Des risques psychosociaux ont été repérés à France Télécom dès le début des années 2000, bien avant la période 2007-2010 au coeur du procès de l’entreprise et de ses ex-dirigeants pour «harcèlement moral», selon plusieurs documents débattus lundi au tribunal.
Le procès est entré dans sa deuxième semaine, avec au programme jusqu’à mardi les années 2002-2005, quand France Télécom, privatisée en 2004, était en pleine transformation. Trois des prévenus, Didier Lombard, Louis-Pierre Wenes et Olivier Barberot sont entrés dans l’entreprise en 2003. Ces trois hommes, devenus respectivement PDG, numéro 2 et DRH de l’entreprise, comparaissent pour «harcèlement moral», dix ans après une vague de suicides de salariés.
Le 17 avril 2001 circulait en interne un document intitulé «Quel accompagnement RH (ressources humaines) dans la conduite des changements d’organisation ?» «Le manager est le premier responsable du soutien et de l’accompagnement de ses collaborateurs», indique le texte de onze pages, dont les trois prévenus affirment ne pas avoir eu connaissance.
En mars 2004, un autre document, venant de l’Institut des métiers de France Télécom qui regroupait direction et organisations syndicales, était diffusé: «Les situations d’exclusion interne. Repères pour agir». Y sont identifiés les «salariés à risque»: ceux en situation de faible employabilité, les salariés compétents en sous-activité, les salariés marginalisés par une gestion insuffisante des conflits.
«Dans tous les changements, les salariés vont d’abord avoir l’impression d’y perdre plus qu’ils n’y gagnent», indique le texte, qui détaille les risques de perte d’identité, de contrôle, de compréhension de ce qui arrive, du sentiment d’appartenance. «On voit que les risque psychosociaux sont bien identifiés», a souligné la présidente à l’audience. «Le document dit : «Danger, restructuration = risque psychosociaux», résume-t-elle.
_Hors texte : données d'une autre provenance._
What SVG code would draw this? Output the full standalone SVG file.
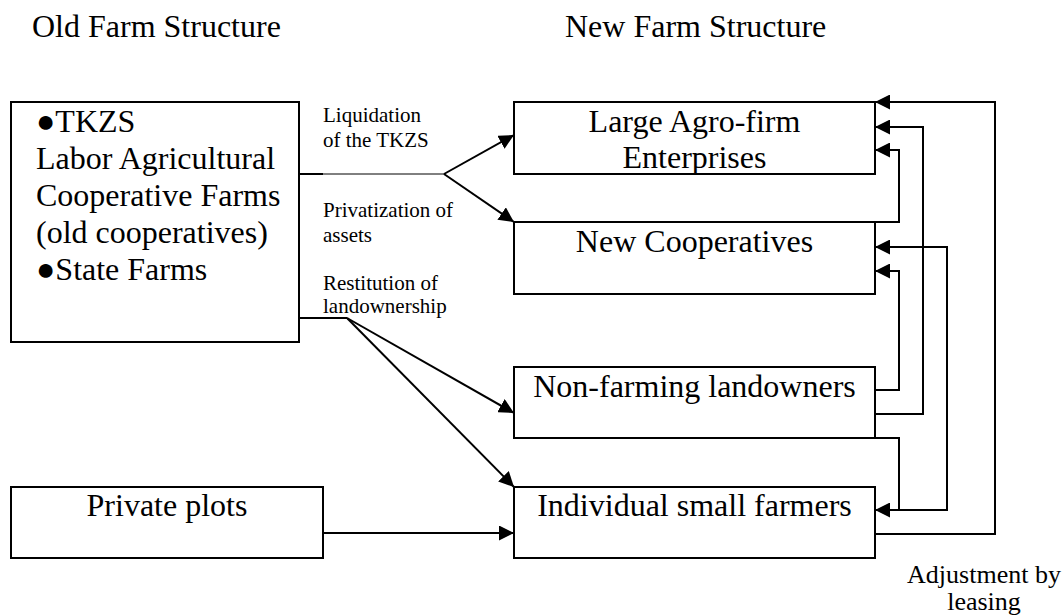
<svg xmlns="http://www.w3.org/2000/svg" width="1064" height="616" viewBox="0 0 1064 616">
<style>
.box{fill:#fff;stroke:#000;stroke-width:2}
.t{font-family:"Liberation Serif","Times New Roman",serif;font-size:32px;fill:#000}
.c{text-anchor:middle}
.s{font-family:"Liberation Serif","Times New Roman",serif;font-size:21px;fill:#000}
.a{font-family:"Liberation Serif","Times New Roman",serif;font-size:26px;fill:#000;text-anchor:middle}
.ln{fill:none;stroke:#000;stroke-width:2}
.arr{marker-end:url(#ah)}
</style>
<defs>
<marker id="ah" markerUnits="userSpaceOnUse" markerWidth="15" markerHeight="15" refX="15" refY="7.5" orient="auto" viewBox="0 0 15 15">
<path d="M0,0 L15,7.5 L0,15 z" fill="#000"/>
</marker>
</defs>
<rect width="1064" height="616" fill="#fff"/>
<text class="t" x="32" y="37">Old Farm Structure</text>
<text class="t" x="565" y="37">New Farm Structure</text>

<g id="old">
<rect class="box" x="11" y="102" width="288" height="240"/>
<text class="t" x="36" y="132">●TKZS</text>
<text class="t" x="36" y="169">Labor Agricultural</text>
<text class="t" x="36" y="206">Cooperative Farms</text>
<text class="t" x="36" y="243">(old cooperatives)</text>
<text class="t" x="36" y="280">●State Farms</text>
</g>
<g id="private">
<rect class="box" x="11" y="487" width="312" height="71"/>
<text class="t c" x="167" y="516">Private plots</text>
</g>
<g id="large">
<rect class="box" x="514" y="102" width="361" height="72"/>
<text class="t c" x="694.5" y="132">Large Agro-firm</text>
<text class="t c" x="694.5" y="168">Enterprises</text>
</g>
<g id="newcoop">
<rect class="box" x="514" y="222" width="361" height="72"/>
<text class="t c" x="694.5" y="252">New Cooperatives</text>
</g>
<g id="nonfarm">
<rect class="box" x="514" y="367" width="361" height="71"/>
<text class="t c" x="694.5" y="397">Non-farming landowners</text>
</g>
<g id="indiv">
<rect class="box" x="514" y="487" width="361" height="71"/>
<text class="t c" x="694.5" y="516">Individual small farmers</text>
</g>

<g id="connectors">
<path class="ln" d="M299,174 H323"/>
<path fill="none" stroke="#000" stroke-width="1" d="M323,174 H444"/>
<path class="ln arr" d="M444,174 L514,135"/>
<path class="ln arr" d="M444,174 L514,222"/>
<path class="ln" d="M299,318 H347"/>
<path class="ln arr" d="M347,318 L514,413"/>
<path class="ln arr" d="M347,318 L514,487"/>
<path class="ln arr" d="M323,533 H514"/>
<path class="ln arr" d="M875,534 H995 V102 H875"/>
<path class="ln arr" d="M875,414 H923 V127 H875"/>
<path class="ln arr" d="M875,222 H899 V150 H875"/>
<path class="ln arr" d="M875,390 H899 V271 H875"/>
<path class="ln arr" d="M875,438 H899 V510 H875"/>
<path class="ln arr" d="M899,510 H947 V247 H875"/>
</g>
<text class="s" x="323" y="122">Liquidation</text>
<text class="s" x="323" y="147">of the TKZS</text>
<text class="s" x="323" y="217">Privatization of</text>
<text class="s" x="323" y="242">assets</text>
<text class="s" x="323" y="290">Restitution of</text>
<text class="s" x="323" y="313">landownership</text>
<text class="a" x="984" y="583">Adjustment by</text>
<text class="a" x="984" y="610">leasing</text>
</svg>
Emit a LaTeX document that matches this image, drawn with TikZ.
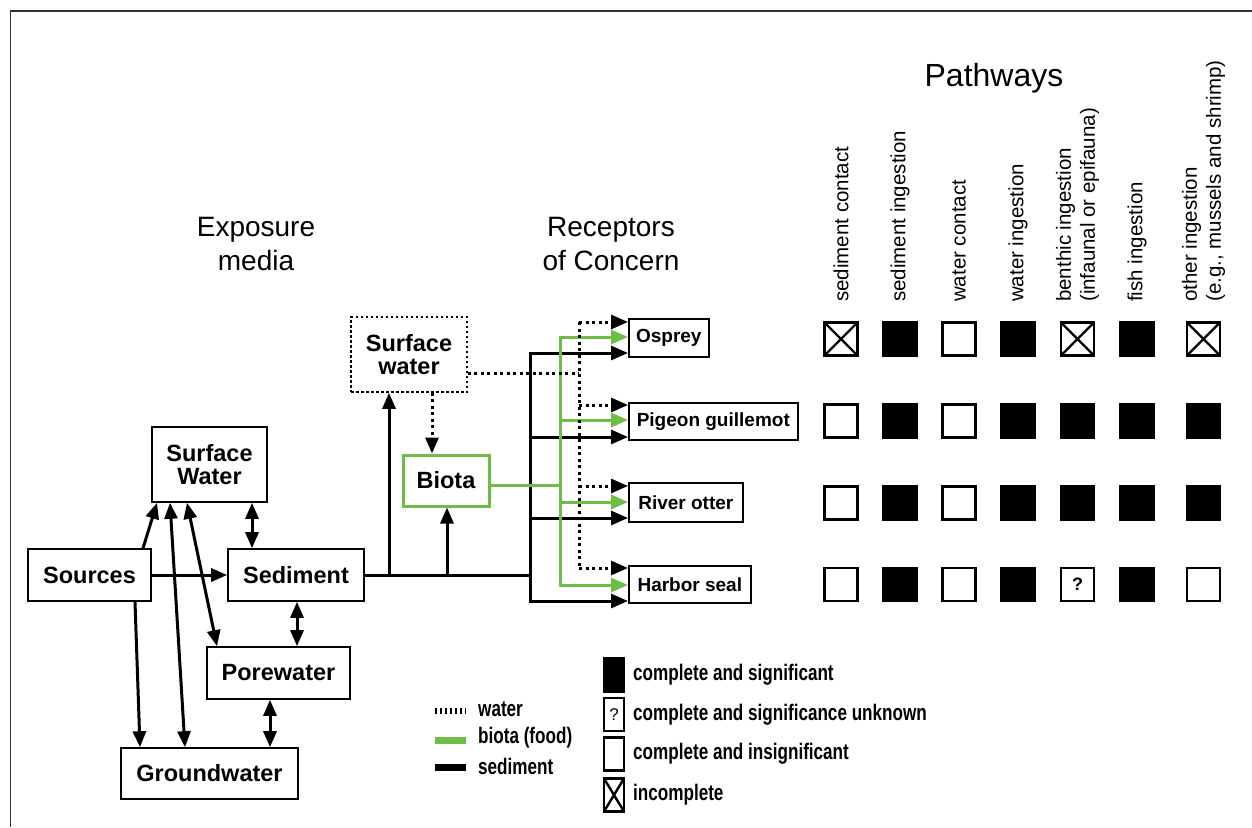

Là encore, les trois prévenus affirment ne pas se souvenir du document, déclenchant des protestations dans la salle. Mais une autre prévenue, Brigitte Dumont, jugée pour «complicité de harcèlement moral», a elle un souvenir précis du texte, conclusion «de travaux réalisés sur plusieurs mois». «Ce guide donne des solutions, des recommandations pour ne pas avoir des gens en situation d’exclusion», explique-t-elle.
«Est-ce que vous considérez que la restructuration, les déménagements ne sont pas source de risque?», demande la présidente aux trois ex-dirigeants. «Evidemment. C’est vrai dans toutes les entreprises. (…) Vu de ma fenêtre, j’estimais qu’on avait fait beaucoup d’efforts», a répondu Didier Lombard.
Mais pour Fabienne Viala, représentante CGT au Comité d’Hygiène, de Sécurité et des Conditions de Travail (CHSCT), «la direction n’a pas répondu à ses obligations». «Elle a dénié la situation parce qu’il fallait faire vite» pour restructurer l’entreprise.